IN THE UNITED STATES COURT OF APPEALS FOR THE FIFTH CIRCUIT No. 99-21050 Conference Calendar UNITED STATES OF AMERICA, Plaintiff-Appellee, versus DAVID MARTINEZ-GALVAN, also known as David Galvan-Martinez, also known as Jose Juan Serna, also known as Cockeye, also known as David Gomez-Martinez, also known as David Martinez-Gomez, also known as Juanio Lara, also known as David G Martinez, also known as David Martinez, Defendant-Appellant. -------------------- Appeal from the United States District Court for the Southern District of Texas USDC No. H-99-CR-246-ALL -------------------- April 12, 2001 Before JOLLY, HIGGINBOTHAM, and JONES, Circuit Judges. PER CURIAM:* David Martinez-Galvan (“Martinez-Galvan”) appeals the 51-month sentence imposed following his plea of guilty to a charge of being found in the United States after deportation, a violation of 8 U.S.C. § 1326. He argues that the felony conviction that resulted in his increased sentence under 8 U.S.C. § 1326(b)(2) was an element of the offense that should have been charged in the indictment. * Pursuant to 5TH CIR. R. 47.5, the court has determined that this opinion should not be published and is not precedent except under the limited circumstances set forth in 5TH CIR. R. 47.5.4. No. 99-21050 -2- Martinez-Galvan acknowledges that his argument is foreclosed by the Supreme Court’s decision in Almendarez-Torres v.

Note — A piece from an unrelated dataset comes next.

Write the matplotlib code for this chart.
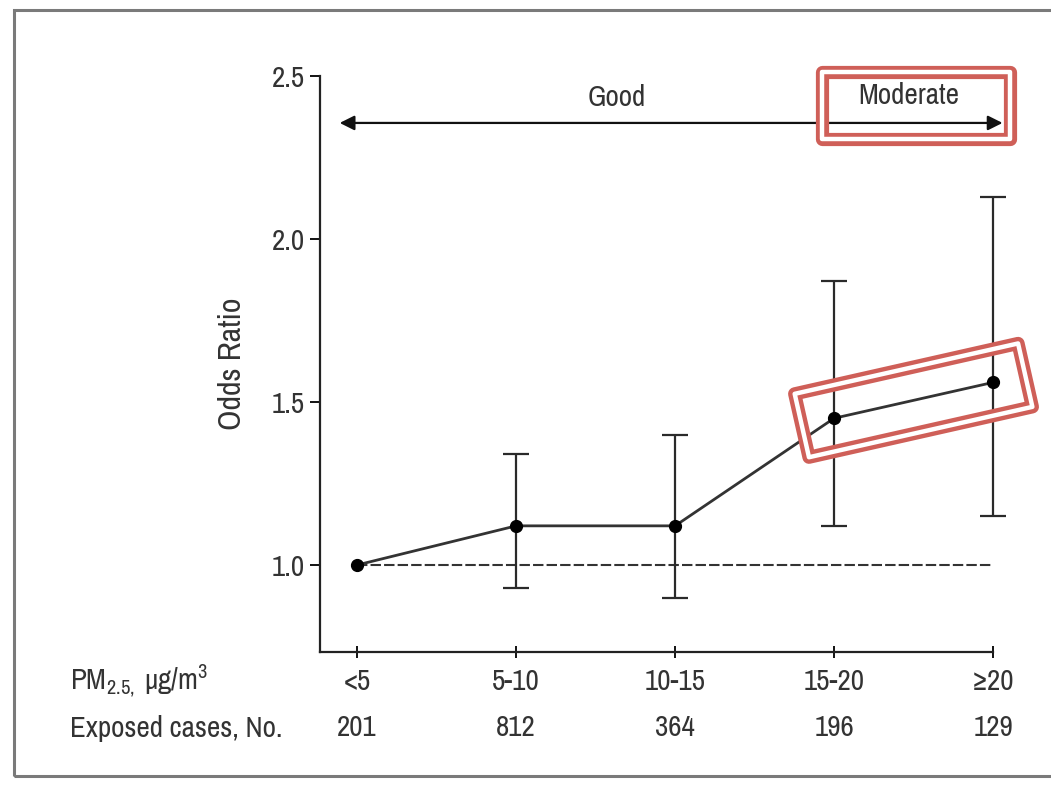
import numpy as np
import matplotlib
matplotlib.use("Agg")
import matplotlib.pyplot as plt
from matplotlib import font_manager
from matplotlib.patches import Rectangle, Polygon

# ---- data ----
pm_labels = ["<5", "5-10", "10-15", "15-20", "\u226520"]
exposed_cases = ["201", "812", "364", "196", "129"]
odds_ratio = [1.00, 1.12, 1.12, 1.45, 1.56]
ci_low = [1.00, 0.93, 0.90, 1.12, 1.15]
ci_high = [1.00, 1.34, 1.40, 1.87, 2.13]
y_ticks = [1.0, 1.5, 2.0, 2.5]

names = {f.name for f in font_manager.fontManager.ttflist}
fam = next(n for n in ["Liberation Sans Narrow", "Archivo Narrow", "Roboto Condensed",
                       "Liberation Sans"] if n in names)
plt.rcParams["font.family"] = [fam, "DejaVu Sans"]
plt.rcParams["mathtext.fontset"] = "custom"
plt.rcParams["mathtext.rm"] = fam
plt.rcParams["mathtext.it"] = fam
plt.rcParams["mathtext.bf"] = fam

TXT = "#333333"
RED = "#cf5f58"
fs = 21

fig = plt.figure(figsize=(10.51, 7.88), dpi=100)
ax = fig.add_axes([320/1051, 1-652/788, (993-320)/1051, (652-76)/788])

x = np.arange(len(pm_labels))
y = np.array(odds_ratio)
lo = y - np.array(ci_low)
hi = np.array(ci_high) - y

# reference dashed line
ax.plot([x[0], x[-1]], [1.0, 1.0], ls=(0, (5, 1.5)), color="#333333", lw=1.5, zorder=1)
# error bars (first category is the reference, no interval)
eb = ax.errorbar(x[1:], y[1:], yerr=[lo[1:], hi[1:]], fmt="none", ecolor="#2a2a2a",
                 elinewidth=1.6, capsize=9.5, capthick=1.6, zorder=2)
for art in eb.lines[1] + eb.lines[2]:
    art.set_clip_on(False)
ax.plot(x, y, color="#333333", lw=2.0, zorder=3, clip_on=False)
ax.plot(x, y, "o", color="black", ms=8.5, zorder=4, clip_on=False)

ax.set_xlim(-0.234, 4.0)
ax.set_ylim(0.733, 2.5)
ax.set_yticks(y_ticks)
ax.set_yticklabels([f"{v:.1f}" for v in y_ticks], fontsize=fs, color=TXT)
ax.set_xticks(x)
ax.set_xticklabels([])
ax.tick_params(axis="y", direction="out", length=7, width=1.3, pad=4)
ax.tick_params(axis="x", direction="inout", length=8, width=1.3)
for s in ["top", "right"]:
    ax.spines[s].set_visible(False)
for s in ["left", "bottom"]:
    ax.spines[s].set_linewidth(1.6)
    ax.spines[s].set_color("#222222")

ax.set_ylabel("Odds Ratio", fontsize=23, color=TXT)
ax.yaxis.set_label_coords(-0.11, 0.5)

# bottom labels rows
for xi, lab, n in zip(x, pm_labels, exposed_cases):
    ax.annotate(lab, (xi, 0), xycoords=("data", "axes fraction"), xytext=(0, -30),
                textcoords="offset pixels", ha="center", va="center", fontsize=fs, color=TXT)
    ax.annotate(n, (xi, 0), xycoords=("data", "axes fraction"), xytext=(0, -76),
                textcoords="offset pixels", ha="center", va="center", fontsize=fs, color=TXT)
fig.text(70/1051, 1-681/788, r"PM$_{2.5,}$ $\mu$g/m$^{3}$", fontsize=fs, color=TXT,
         ha="left", va="center")
fig.text(70/1051, 1-728/788, "Exposed cases, No.", fontsize=fs, color=TXT,
         ha="left", va="center")

# top arrow
arrow_y = 2.356
ax.annotate("", xy=(-0.11, arrow_y), xytext=(4.06, arrow_y),
            arrowprops=dict(arrowstyle="<|-|>", color="#111111", lw=1.6,
                            mutation_scale=22, shrinkA=0, shrinkB=0),
            annotation_clip=False)
ax.text(1.63, 2.435, "Good", fontsize=fs, color=TXT, ha="center", va="center")
ax.text(3.47, 2.44, "Moderate", fontsize=fs, color=TXT, ha="center", va="center",
        clip_on=False)

# frame around the figure
fig.patches.append(Rectangle((14/1051, 1-776/788), 1.2, (776-10)/788, transform=fig.transFigure,
                             fill=False, edgecolor="#7a7a7a", lw=2.2, clip_on=False))

def double_box(corners_fig):
    for col, lw in ((RED, 9.5), ("white", 3.2)):
        fig.patches.append(Polygon(corners_fig, closed=True, fill=False, edgecolor=col,
                                   lw=lw, joinstyle="round", transform=fig.transFigure,
                                   zorder=10))

# highlight box around "Moderate"
bx0, bx1 = 0.746, 1.026
by0, by1 = 0.891, 1.007
pts = ax.transAxes.transform([(bx0, by0), (bx1, by0), (bx1, by1), (bx0, by1)])
double_box(fig.transFigure.inverted().transform(pts))

# highlight rotated box around the last segment
fig.canvas.draw()
p1 = ax.transData.transform((x[3], y[3]))
p2 = ax.transData.transform((x[4], y[4]))
c = (p1 + p2) / 2
d = (p2 - p1) / np.linalg.norm(p2 - p1)
nvec = np.array([-d[1], d[0]])
L, H = 229 / 2, 65 / 2
corners = [c - d*L - nvec*H, c + d*L - nvec*H, c + d*L + nvec*H, c - d*L + nvec*H]
double_box(fig.transFigure.inverted().transform(corners))

fig.savefig("out.png", dpi=100)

United States, 523 U.S. 224 (1998), but he seeks to preserve the issue for Supreme Court review in light of the decision in Apprendi v. New Jersey, 530 U.S. 466, 120 S. Ct. 2348 (2000). Apprendi did not overrule Almendarez-Torres. See Apprendi, 120 S. Ct. at 2362; United States v. Dabeit, 231 F.3d 979, 984 (5th Cir. 2000), petition for cert. filed, (U.S. Jan. 26, 2001)(No. 00-8299). Martinez-Galvan’s argument is foreclosed. The judgment of the district court is AFFIRMED.